Dalam perspektif geopolitik dan budaya, PB XIII juga dikenal sebagai figur rekonsiliatif. Prof. Henry mengaitkannya dengan teladan Raja Hussein bin Talal dari Yordania, yang wafat pada 1999 dan meninggalkan warisan perdamaian bagi Timur Tengah.

“Ini sama dan sebangun dengan yang diajarkan PB XIII. Jika ditarik lingkaran lebih luas, ini akan mampu mendorong forum dialog budaya lintas-batas dengan mengintegrasikan gotong royong Jawa. Rekonsiliasi bukan utopia, tapi senjata terkuat melawan fragmentasi regional,” pungkas politisi Partai Golkar yang membina wilayah Solo Raya itu.
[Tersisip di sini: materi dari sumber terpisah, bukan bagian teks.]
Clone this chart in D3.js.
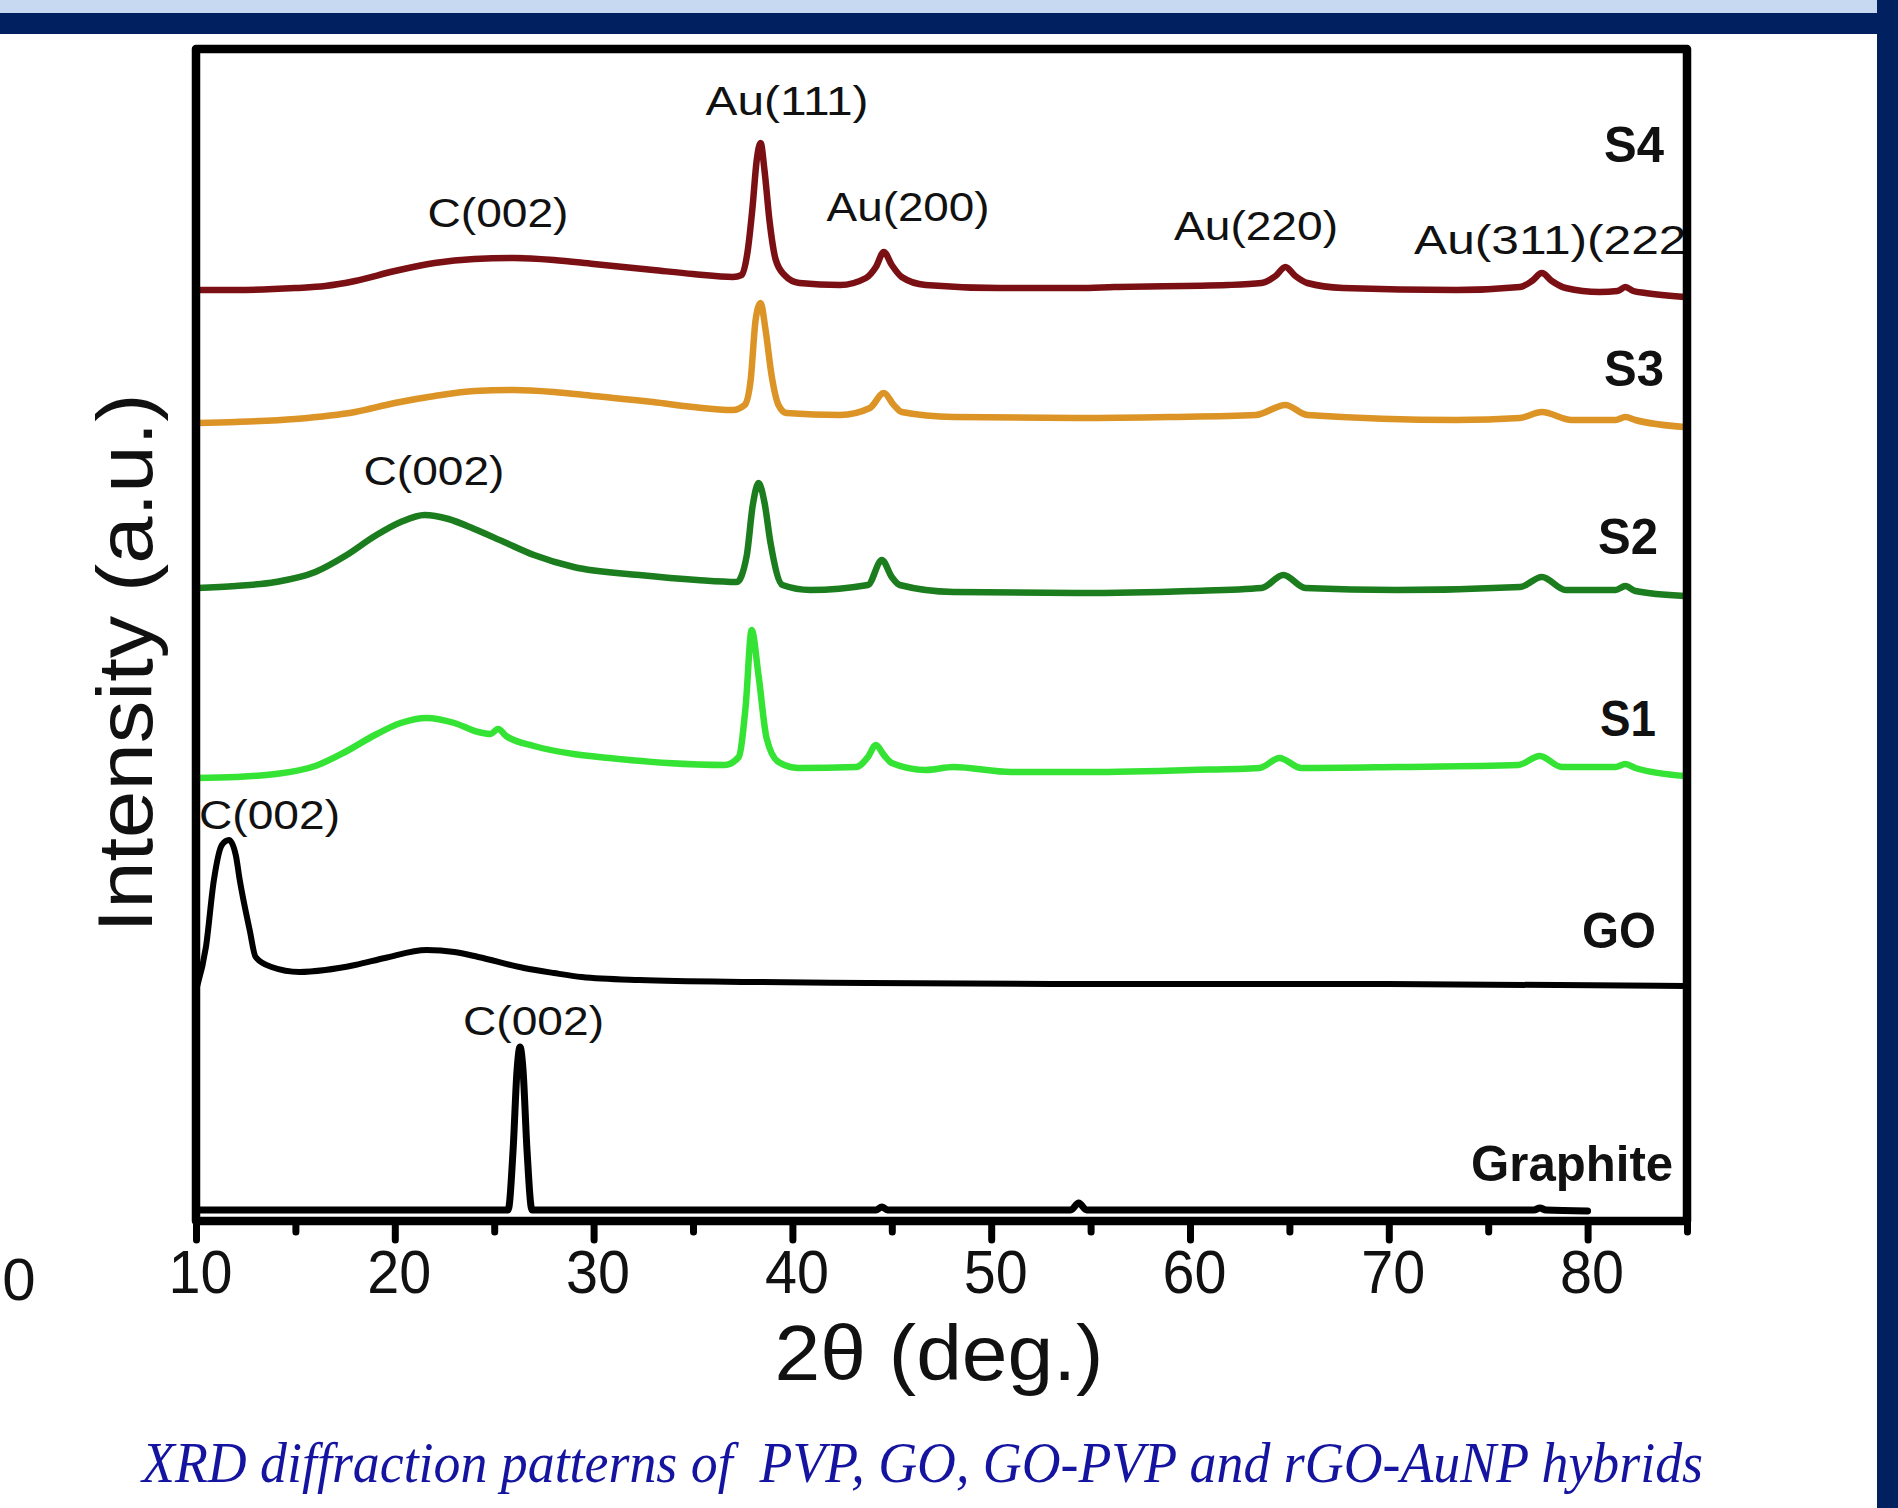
<!DOCTYPE html>
<html><head><meta charset="utf-8">
<script src="https://cdn.jsdelivr.net/npm/d3@7/dist/d3.min.js"></script>
<style>
html,body{margin:0;padding:0;background:#fff;}
svg{display:block;}
</style>
</head><body>
<svg id="chart" width="1898" height="1508"></svg>
<script>
// ---------- data (2θ in degrees, stacked intensity in a.u.) ----------
const xMajorTicks = [10,20,30,40,50,60,70,80];
const xMinorTicks = [15,25,35,45,55,65,75,85];
const seriesNames = ["S4","S3","S2","S1","GO","Graphite"];

const s4 = [[10.05,93.1],[12.0,93.1],[15.0,93.3],[16.5,93.5],[18.0,94.0],[20.0,95.0],[22.0,95.8],[24.0,96.2],[26.0,96.3],[28.0,96.1],[30.0,95.7],[33.0,95.1],[35.0,94.7],[37.0,94.4],[37.45,94.6],[37.75,97],[38.0,101.5],[38.2,106],[38.4,107.8],[38.6,105],[38.85,100],[39.15,96.2],[39.6,94.6],[40.35,93.8],[42.4,93.6],[43.7,94.3],[44.2,95.4],[44.6,96.9],[45.0,95.6],[45.5,94.4],[46.7,93.6],[50.4,93.3],[54.4,93.3],[56.2,93.4],[61.9,93.6],[63.6,93.8],[64.3,94.5],[64.8,95.4],[65.3,94.5],[65.9,93.8],[67.7,93.3],[73.4,93.1],[76.6,93.4],[77.2,94.0],[77.7,94.8],[78.2,94.0],[78.9,93.3],[80.6,92.9],[81.5,93.0],[81.9,93.4],[82.3,93.0],[82.9,92.8],[84.9,92.4]];

const s3 = [[10.05,79.8],[12.0,79.9],[15.0,80.2],[18.0,80.9],[20.0,81.8],[22.0,82.5],[24.0,83.0],[26.0,83.1],[28.0,82.9],[30.0,82.5],[33.0,81.9],[35.0,81.4],[37.0,81.1],[37.6,81.6],[37.9,84.1],[38.15,90.1],[38.4,91.8],[38.65,89.1],[38.95,84.6],[39.3,81.6],[39.7,80.8],[42.4,80.6],[43.9,81.3],[44.6,82.8],[45.1,81.6],[45.5,80.9],[48.1,80.4],[54.4,80.3],[59.0,80.4],[63.3,80.6],[64.8,81.6],[65.9,80.6],[73.4,80.1],[76.6,80.3],[77.7,80.9],[79.2,80.1],[81.4,80.1],[81.9,80.4],[82.4,80.1],[84.9,79.4]];

const s2 = [[10.05,63.3],[12.0,63.5],[14.0,63.9],[16.0,64.9],[17.5,66.5],[19.0,68.5],[20.3,69.9],[21.5,70.6],[22.7,70.2],[24.0,69.2],[25.5,67.9],[27.0,66.6],[29.0,65.4],[32.3,64.6],[35.2,64.1],[37.2,63.9],[37.7,66.5],[38.0,71.5],[38.3,73.8],[38.6,71.8],[38.9,67.8],[39.5,63.6],[40.9,63.1],[43.8,63.6],[44.5,66.1],[45.0,64.4],[45.4,63.6],[48.1,62.9],[54.4,62.8],[60.0,63.0],[63.6,63.3],[64.7,64.6],[65.8,63.3],[70.4,63.1],[76.6,63.4],[77.7,64.4],[78.9,63.1],[81.4,63.1],[81.9,63.5],[82.4,63.0],[84.9,62.5]];

const s1 = [[10.0,44.3],[12.0,44.4],[14.0,44.7],[16.0,45.5],[17.5,46.9],[19.0,48.6],[20.3,49.8],[21.6,50.3],[23.0,49.8],[24.2,48.9],[24.8,48.7],[25.2,49.2],[25.6,48.5],[27.0,47.5],[29.0,46.7],[30.8,46.3],[33.7,45.8],[36.6,45.6],[37.3,46.4],[37.65,51.5],[37.95,59.1],[38.3,54.5],[38.7,48.3],[39.3,45.9],[40.3,45.3],[43.2,45.4],[43.8,46.4],[44.2,47.6],[44.6,46.6],[45.0,45.8],[46.7,45.1],[48.1,45.4],[51.0,44.9],[54.4,44.9],[60.0,45.1],[63.5,45.3],[64.5,46.3],[65.6,45.3],[70.4,45.4],[76.5,45.6],[77.6,46.5],[78.7,45.4],[81.4,45.4],[81.9,45.7],[82.4,45.3],[84.9,44.5]];

const go = [[10.05,23.4],[10.5,27.4],[10.9,34.1],[11.3,37.6],[11.66,38.1],[12.0,36.6],[12.2,34.1],[12.7,29.1],[13.0,26.4],[13.8,25.4],[15.2,24.9],[16.5,25.1],[18.0,25.6],[19.5,26.3],[21.6,27.1],[23.0,26.9],[24.2,26.4],[26.5,25.3],[28.0,24.8],[29.4,24.4],[32.3,24.1],[38.0,23.9],[43.8,23.8],[54.4,23.7],[70.0,23.7],[84.9,23.5]];

const graphite = [[10.0,1.1],[25.7,1.1],[25.95,7.1],[26.15,15.1],[26.3,17.4],[26.45,15.1],[26.65,7.1],[26.9,1.1],[44.2,1.1],[44.5,1.4],[44.8,1.1],[54.0,1.1],[54.4,1.8],[54.8,1.1],[77.3,1.1],[77.6,1.3],[77.9,1.1],[80.0,1.0]];

// annotation labels: [text, 2θ, intensity]
const peakLabels = [["Au(111)",39.73,110.6],["C(002)",25.19,99.4],["Au(200)",45.82,100.0],["Au(220)",63.32,98.1],["C(002)",21.97,73.6],["C(002)",13.70,39.2],["C(002)",26.98,18.6]];
const clippedLabel = ["Au(311)(222)",71.27,96.7];
const seriesLabelPos = [[83.84,105.9],[83.84,83.5],[83.54,66.7],[83.44,48.5],[83.44,27.3],[84.30,4.0]];

// ---------- drawing ----------
const svg = d3.select("#chart");
const W = 1898, H = 1508;
const m = {left:196, right:1687, top:49, bottom:1221};
const x = d3.scaleLinear().domain([10,85]).range([m.left,m.right]);
const y = d3.scaleLinear().domain([0,117.2]).range([m.bottom,m.top]);

// slide decorations
svg.append("rect").attr("x",0).attr("y",0).attr("width",1877).attr("height",13).attr("fill","#c6d9f1");
svg.append("rect").attr("x",0).attr("y",13).attr("width",W).attr("height",21).attr("fill","#002060");
svg.append("rect").attr("x",1877).attr("y",0).attr("width",W-1877).attr("height",H).attr("fill","#002060");

const sans = "'Liberation Sans', Arial, sans-serif";
const colors = {S4:"#7b1014",S3:"#dc9426",S2:"#1b7d1d",S1:"#35e335",GO:"#000000",Graphite:"#000000"};
const data = {S4:s4,S3:s3,S2:s2,S1:s1,GO:go,Graphite:graphite};
const widths = {S4:6.5,S3:6.5,S2:6.5,S1:6.5,GO:6,Graphite:7};

const line = d3.line().x(d=>x(d[0])).y(d=>y(d[1])).curve(d3.curveMonotoneX);
const gLines = svg.append("g");
seriesNames.forEach(n=>{
  gLines.append("path").datum(data[n]).attr("d",line)
    .attr("fill","none").attr("stroke",colors[n]).attr("stroke-width",widths[n])
    .attr("stroke-linejoin","round").attr("stroke-linecap","round");
});

// axes ticks
const axMaj = d3.axisBottom(x).tickValues(xMajorTicks).tickSize(19).tickPadding(9).tickFormat(d3.format("d"));
const axMin = d3.axisBottom(x).tickValues(xMinorTicks).tickSize(11).tickFormat("");
const gMin = svg.append("g").attr("transform",`translate(0,${m.bottom})`).call(axMin);
const gMaj = svg.append("g").attr("transform",`translate(0,${m.bottom})`).call(axMaj);
[gMin,gMaj].forEach(g=>{
  g.select(".domain").remove();
  g.selectAll(".tick line").attr("stroke","#000").attr("stroke-width",7).attr("stroke-linecap","round");
});
gMaj.selectAll(".tick text").attr("font-family",sans).attr("font-size",62).attr("fill","#111").attr("dx",4)
  .attr("textLength",64).attr("lengthAdjust","spacingAndGlyphs");

// clipped label (behind frame)
svg.append("clipPath").attr("id","clipR").append("rect").attr("x",0).attr("y",0).attr("width",1688).attr("height",H);
svg.append("text").attr("clip-path","url(#clipR)")
  .attr("x",x(clippedLabel[1])).attr("y",y(clippedLabel[2]))
  .attr("font-family",sans).attr("font-size",40).attr("fill","#111")
  .attr("textLength",289).attr("lengthAdjust","spacingAndGlyphs")
  .text(clippedLabel[0]);

// frame
svg.append("rect").attr("x",m.left).attr("y",m.top).attr("width",m.right-m.left).attr("height",m.bottom-m.top)
  .attr("fill","none").attr("stroke","#000").attr("stroke-width",8.5).attr("stroke-linejoin","round");

// peak labels
const peakW = {"Au(111)":163,"Au(200)":163,"Au(220)":164,"C(002)":141};
svg.append("g").selectAll("text").data(peakLabels).join("text")
  .attr("x",d=>x(d[1])).attr("y",d=>y(d[2])).attr("text-anchor","middle")
  .attr("font-family",sans).attr("font-size",40).attr("fill","#111")
  .attr("textLength",d=>peakW[d[0]]).attr("lengthAdjust","spacingAndGlyphs")
  .text(d=>d[0]);

// series labels
const serW = {S4:60,S3:60,S2:60,S1:56,GO:74,Graphite:202};
svg.append("g").selectAll("text").data(seriesNames).join("text")
  .attr("x",(d,i)=>x(seriesLabelPos[i][0])).attr("y",(d,i)=>y(seriesLabelPos[i][1]))
  .attr("text-anchor","end").attr("font-family",sans).attr("font-weight","bold")
  .attr("font-size",50).attr("fill","#111")
  .attr("textLength",d=>serW[d]).attr("lengthAdjust","spacingAndGlyphs")
  .text(d=>d);

// axis titles
svg.append("text").attr("transform",`translate(152,663) rotate(-90)`)
  .attr("text-anchor","middle").attr("font-family",sans).attr("font-size",78).attr("fill","#111")
  .attr("textLength",539).attr("lengthAdjust","spacingAndGlyphs")
  .text("Intensity (a.u.)");
svg.append("text").attr("x",939).attr("y",1380).attr("text-anchor","middle")
  .attr("font-family",sans).attr("font-size",77).attr("fill","#111")
  .attr("textLength",329).attr("lengthAdjust","spacingAndGlyphs")
  .text("2θ (deg.)");

// stray tick label at left edge
svg.append("text").attr("x",19).attr("y",1300).attr("text-anchor","middle")
  .attr("font-family",sans).attr("font-size",60).attr("fill","#111").text("0");

// caption
svg.append("text").attr("x",142).attr("y",1482)
  .attr("font-family","'Liberation Serif', 'Times New Roman', serif").attr("font-style","italic")
  .attr("font-size",58).attr("fill","#1414a0").style("white-space","pre")
  .attr("textLength",1561).attr("lengthAdjust","spacingAndGlyphs")
  .text("XRD diffraction patterns of  PVP, GO, GO-PVP and rGO-AuNP hybrids");
</script>
</body></html>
Kepergian Pakubuwono XIII menjadi penanda berakhirnya satu bab penting sejarah Keraton Surakarta. Namun nilai, kebijaksanaan, dan kesederhanaan yang ia wariskan akan terus hidup dalam denyut budaya Jawa, menjadi pengingat bahwa kemuliaan sejati tidak diukur dari tahta, melainkan dari ketulusan menjaga harmoni antara manusia, budaya, dan semesta.